Beaucoup d’attention et de patience sont exigées du spectateur pour qu’il distingue les variations minuscules dont ce corps maintes fois rhabillé (en vert, en jaune, en rouge, en noir, avec changements de perruques) est saisi. Écrasée par une musique classique tonitruante (Beethoven surtout) et un plateau donnant la curieuse impression d’être trop grand pour elle, Ruth, ou la réincarnation de Ruth dans son propre passé, se meut. D’abord doucement, et c’est le moment le plus réussi, araignée cherchant à échapper à la toile qu’elle aurait elle-même tissée, mort et naissance mêlées, mouvements nobles et troublants d’une recherche de souffle et d’existence.

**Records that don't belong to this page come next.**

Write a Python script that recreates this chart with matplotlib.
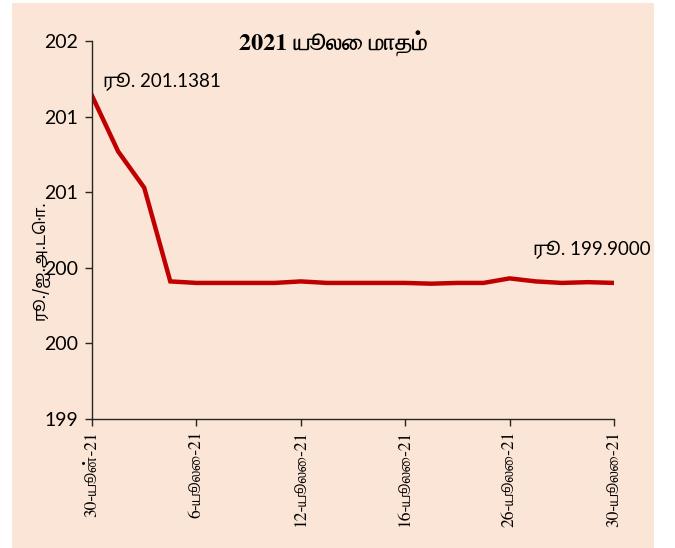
import matplotlib
matplotlib.use('Agg')
import matplotlib.pyplot as plt
from matplotlib.patches import Rectangle

# data
dates = ['30-யூன்-21', '1-யூலை-21', '2-யூலை-21', '5-யூலை-21', '6-யூலை-21',
         '7-யூலை-21', '8-யூலை-21', '9-யூலை-21', '12-யூலை-21', '13-யூலை-21',
         '14-யூலை-21', '15-யூலை-21', '16-யூலை-21', '19-யூலை-21', '20-யூலை-21',
         '22-யூலை-21', '26-யூலை-21', '27-யூலை-21', '28-யூலை-21', '29-யூலை-21',
         '30-யூலை-21']
rates = [201.1381, 200.77, 200.53, 199.91, 199.90, 199.90, 199.90, 199.90,
         199.91, 199.90, 199.90, 199.90, 199.90, 199.895, 199.90, 199.90,
         199.93, 199.91, 199.90, 199.905, 199.90]
y_ticks = [199.0, 199.5, 200.0, 200.5, 201.0, 201.5]
y_tick_labels = ['199', '200', '200', '201', '201', '202']

bg = '#FBE5D6'
fig = plt.figure(figsize=(6.75, 5.48), dpi=100)
fig.patches.append(Rectangle((12 / 675, 0), 642 / 675, 545 / 548,
                             transform=fig.transFigure, facecolor=bg,
                             edgecolor='none', zorder=-5))
ax = fig.add_axes([92 / 675, 1 - 419 / 548, 522 / 675, 378 / 548])
ax.set_facecolor('none')

ax.plot(range(len(rates)), rates, color='#C00000', linewidth=3.2,
        solid_joinstyle='miter')
ax.set_xlim(0, len(rates) - 1)
ax.set_ylim(199.0, 201.5)

ax.set_yticks(y_ticks)
ax.set_yticklabels(y_tick_labels, fontsize=14, family='Lato')
idx = list(range(0, len(dates), 4))
ax.set_xticks(idx)
ax.set_xticklabels([dates[i] for i in idx], rotation=90, fontsize=12.5,
                   family=['FreeSerif'])

for s in ['top', 'right']:
    ax.spines[s].set_visible(False)
for s in ['left', 'bottom']:
    ax.spines[s].set_color('#262626')
    ax.spines[s].set_linewidth(1.0)
ax.tick_params(length=5, color='#262626', width=1.0)
ax.tick_params(axis='y', pad=5)

ax.annotate('ரூ. 201.1381', (0, rates[0]), xytext=(8, 6),
            textcoords='offset points', fontsize=13.5,
            family=['Lato', 'Noto Sans Tamil'])
ax.annotate('ரூ. 199.9000', (len(rates) - 1, rates[-1]), xytext=(-58, 20),
            textcoords='offset points', fontsize=13.5,
            family=['Lato', 'Noto Sans Tamil'])

fig.text(333 / 675, 1 - 44 / 548, '2021 யூலை மாதம்', ha='center', va='center',
         fontsize=17.5, fontweight='bold', family=['FreeSerif'])
fig.text(40 / 675, 1 - 260 / 548, 'ரூ./ஐ.அ.டொ.', rotation=90, ha='center',
         va='center', fontsize=11.5, family=['Noto Sans Tamil'])

fig.savefig('out.png', dpi=100)
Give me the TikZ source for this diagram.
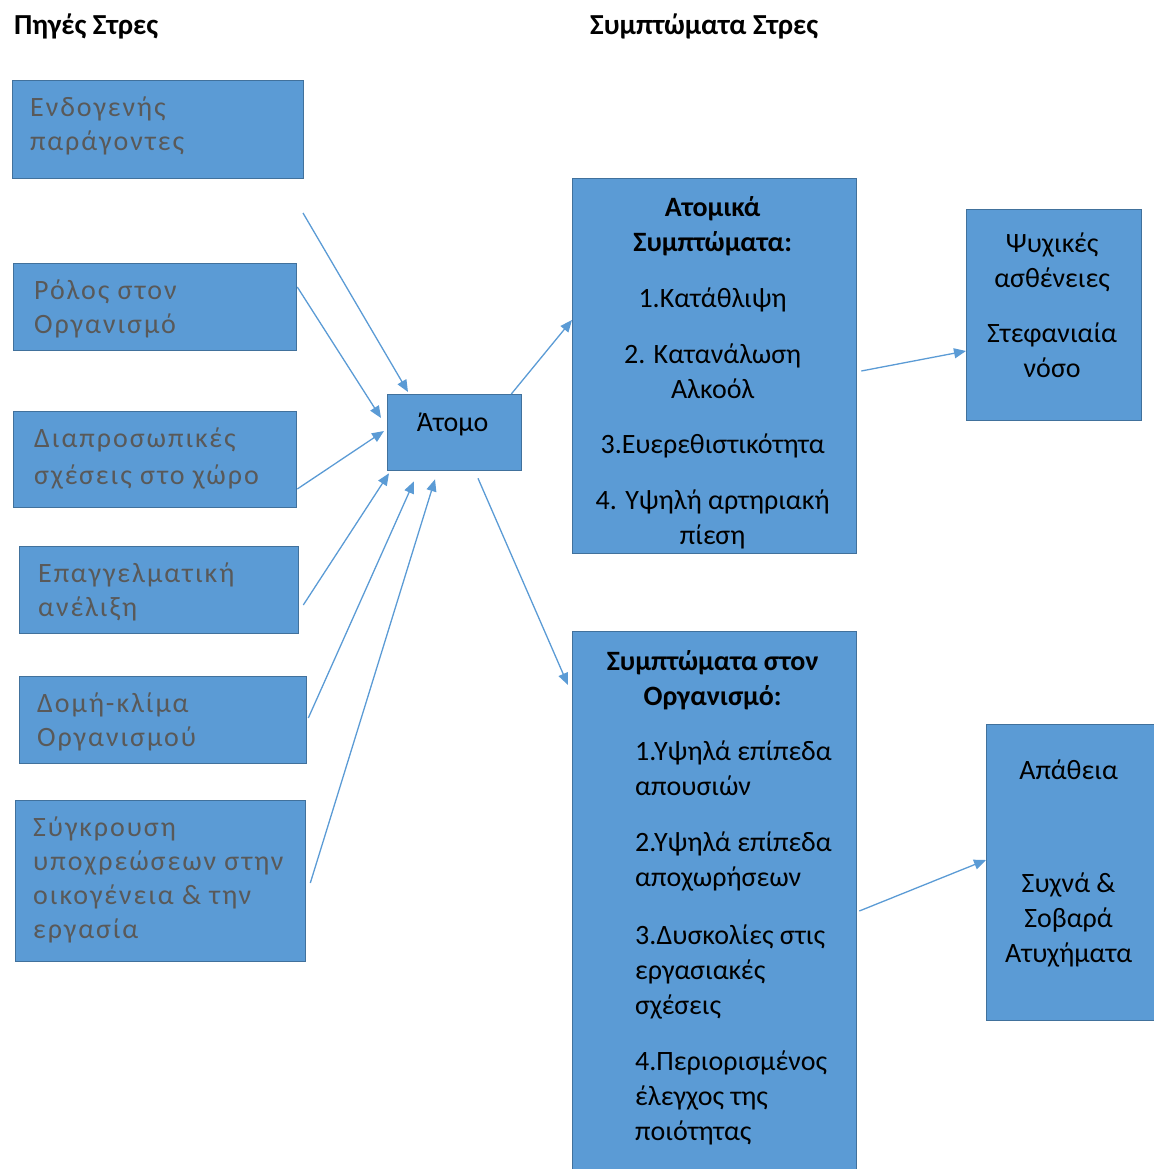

La suite désintéresse. Les allées et venues de Ruth, leur minimalisme répétitif, les oscillations émotionnelles censées être produites ne prennent jamais la forme généreuse que devrait revêtir une introspection mise à nu, un « rapport sur moi » partageable, une intimité universalisée. Bien au contraire, la scansion bascule vers de l’autothérapie psychédélique sans grand hédonisme (c’est un euphémisme), où le mouvement répété semble libérer la performeuse mais nous rend, nous, toujours plus spectateurs… entendez de moins en moins concernés. Le détour par l’abstraction est un bon moyen de nous faire revenir au charnel, là n’est pas la question. Mais ici la superposition des couches de mémoire ne nous densifie pas. Elle nous laisse plus émaciés, plus froids. Comme si cet autoportrait dansé venait trop tôt dans le temps. Comme si les années n’avaient pas encore permis à Ruth de distinguer la vraie souffrance et la vraie joie.